Marcel Winatschek

Nearly Three Decades of Telling You to Quit

The WHO has been marking World No Tobacco Day every May 31st since 1987, which means we’ve had nearly three decades of annual reminders that cigarettes are killing you. At some point the ritual stops feeling like a campaign and starts feeling like furniture—reliable, immovable, largely unremarked by the people it’s aimed at.

I don’t smoke. I did briefly, in that performative way teenagers do when they’re trying to look like they don’t care what anything costs them, including their lungs. It lasted about three months before the taste of my own mouth in the morning convinced me the image wasn’t worth it. The image, by the way, was never that impressive.

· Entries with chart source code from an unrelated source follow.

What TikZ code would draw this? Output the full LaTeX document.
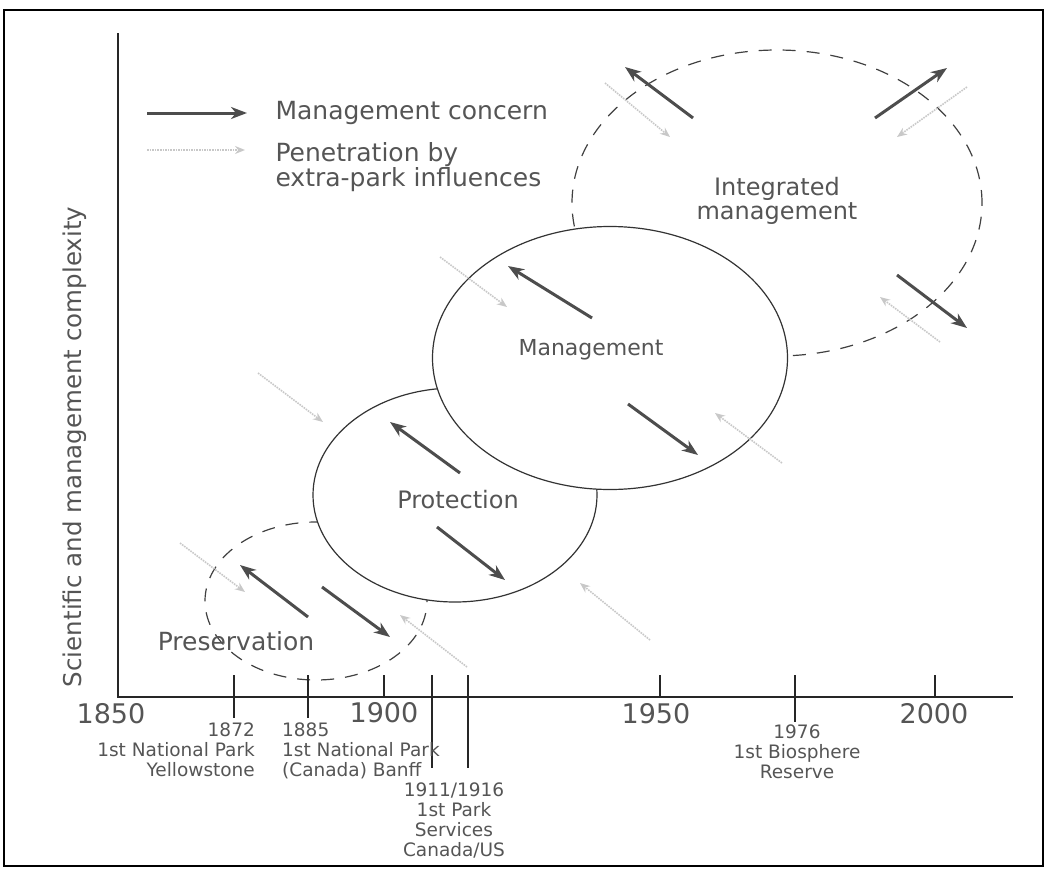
\documentclass[tikz,border=0pt]{standalone}
\usepackage{fontspec}
\setmainfont{DejaVu Sans}
\usetikzlibrary{positioning, shapes.geometric, arrows.meta}
\definecolor{inkgray}{HTML}{555555}
\definecolor{arrowgray}{HTML}{4D4D4D}
\definecolor{faintgray}{HTML}{C8C8C8}

\begin{document}
\begin{tikzpicture}[x=1pt, y=-1pt, font=\fontsize{24}{24}\selectfont, text=inkgray]
  \tikzset{
    axisline/.style={draw=black!85, line width=1.4pt},
    tickmark/.style={draw=black!85, line width=1.4pt},
    phase/.style={ellipse, draw=black!80, line width=1.2pt, fill=white, inner sep=0pt},
    dashphase/.style={ellipse, draw=black!75, line width=1.2pt, dash pattern=on 13pt off 11pt, inner sep=0pt},
    concern/.style={draw=arrowgray, line width=3pt, -{Stealth[length=16pt, width=12pt, inset=5pt]}},
    influence/.style={draw=faintgray, line width=1.6pt, densely dotted, -{Stealth[open, length=10pt, width=8pt]}},
    yearlabel/.style={font=\fontsize{27}{30}\selectfont},
    eventlabel/.style={font=\fontsize{18.5}{20}\selectfont, inner sep=0pt},
    phaselabel/.style={font=\fontsize{24}{24}\selectfont, align=center},
  }

  \useasboundingbox (0,0) rectangle (1047,870);
  \draw[line width=2pt] (4,10) rectangle (1043,866);

  % axes
  \coordinate (origin) at (118,697);
  \coordinate (ytop) at (118,33);
  \coordinate (xend) at (1013,697);
  \draw[axisline] (ytop) -- (origin) -- (xend);
  \node[rotate=90, font=\fontsize{24.5}{26}\selectfont] (ylab) at (75,447) {Scientific and management complexity};

  % phases, back to front
  \node[dashphase, minimum width=410pt, minimum height=306pt] (integ) at (777,203) {};
  \node[dashphase, minimum width=222pt, minimum height=158pt] (pres) at (316,601) {};
  \node[phase, minimum width=284pt, minimum height=214pt] (prot) at (455,495) {};
  \node[phase, minimum width=355pt, minimum height=263pt] (mgmt) at (610,358) {};

  \node[phaselabel, font=\fontsize{25}{25}\selectfont] (presl) at (236,641) {Preservation};
  \node[phaselabel] (protl) at (458,500) {Protection};
  \node[phaselabel, font=\fontsize{22}{22}\selectfont] (mgmtl) at (591,350) {Management};
  \node[phaselabel] (integl) at (777,201) {Integrated\\management};

  % legend
  \coordinate (lgca) at (147,113);
  \coordinate (lgcb) at (247,113);
  \coordinate (lgia) at (147,150);
  \coordinate (lgib) at (245,150);
  \draw[concern] (lgca) -- (lgcb);
  \draw[influence] (lgia) -- (lgib);
  \node[anchor=west, font=\fontsize{25}{25}\selectfont] (lgct) at (272,113) {Management concern};
  \node[anchor=west, align=left, font=\fontsize{25}{24}\selectfont] (lgit) at (272,167) {Penetration by\\extra-park influences};

  % ticks
  \foreach \x/\y in {234/718, 308/718, 432/768, 468/768, 795/722}
    \draw[tickmark] (\x,675) -- (\x,\y);
  \foreach \x in {384, 660, 935}
    \draw[tickmark] (\x,675) -- (\x,697);

  \node[yearlabel] (y1850) at (111,714) {1850};
  \node[yearlabel] (y1900) at (384,713) {1900};
  \node[yearlabel] (y1950) at (656,714) {1950};
  \node[yearlabel] (y2000) at (934,714) {2000};

  \node[eventlabel, align=right, anchor=north east] (ev1872) at (255,723) {1872\\1st National Park\\Yellowstone};
  \node[eventlabel, align=left, anchor=north west] (ev1885) at (282,723) {1885\\1st National Park\\(Canada) Banff};
  \node[eventlabel, align=center, anchor=north] (ev1911) at (454,783) {1911/1916\\1st Park\\Services\\Canada/US};
  \node[eventlabel, align=center, anchor=north] (ev1976) at (797,725) {1976\\1st Biosphere\\Reserve};

  % management concerns
  \foreach \xa/\ya/\xb/\yb in {308/617/240/565, 322/587/390/637, 460/473/390/422, 437/527/505/580,
      592/318/508/266, 628/404/698/455, 693/118/625/67, 875/118/947/68, 897/275/967/328}
    \draw[concern] (\xa,\ya) -- (\xb,\yb);

  % extra-park influences
  \foreach \xa/\ya/\xb/\yb in {605/83/670/137, 967/87/897/137, 940/342/880/297, 440/257/507/307,
      258/373/323/422, 180/543/245/592, 467/667/400/615, 650/640/580/583, 782/463/715/413}
    \draw[influence] (\xa,\ya) -- (\xb,\yb);
\end{tikzpicture}
\end{document}
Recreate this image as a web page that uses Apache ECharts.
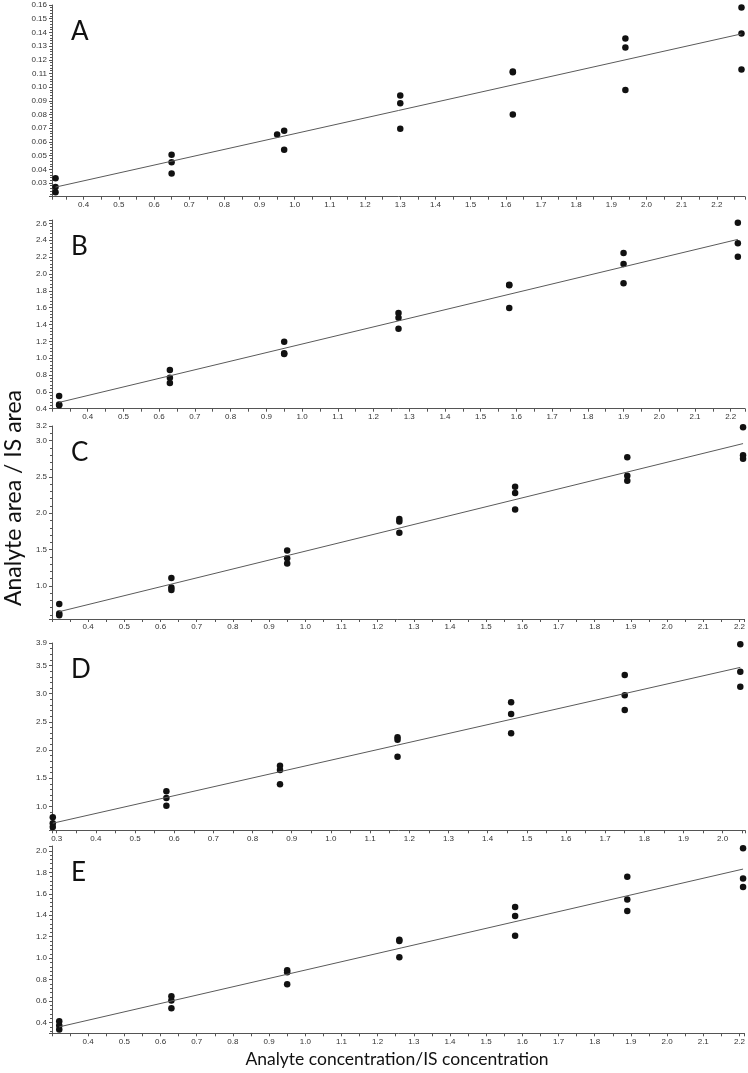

The e-cigarette is interesting as a cultural object, independent of whether it actually works as a cessation tool. It arrived promising to be the harm-reduction compromise that finally made sense—nicotine without the tar, the ritual without the consequence, flavor profiles that sound like a smoothie bar menu written by someone who’s never tasted real fruit. Watermelon ice. Peach mango frost. There’s something almost philosophical about designing a product that mimics the comfort of the thing you’re trying to quit. You’re not stopping. You’re substituting. Maybe that’s fine. Maybe that’s all quitting ever really is—finding a slightly less destructive stand-in for the original compulsion until the compulsion forgets what it was for.

Either way: twenty-eight years in, the cigarette is still here, the No Tobacco Day is still here, and somewhere between them the e-cigarette occupies its uncertain, vapor-filled middle ground. Progress, of a kind.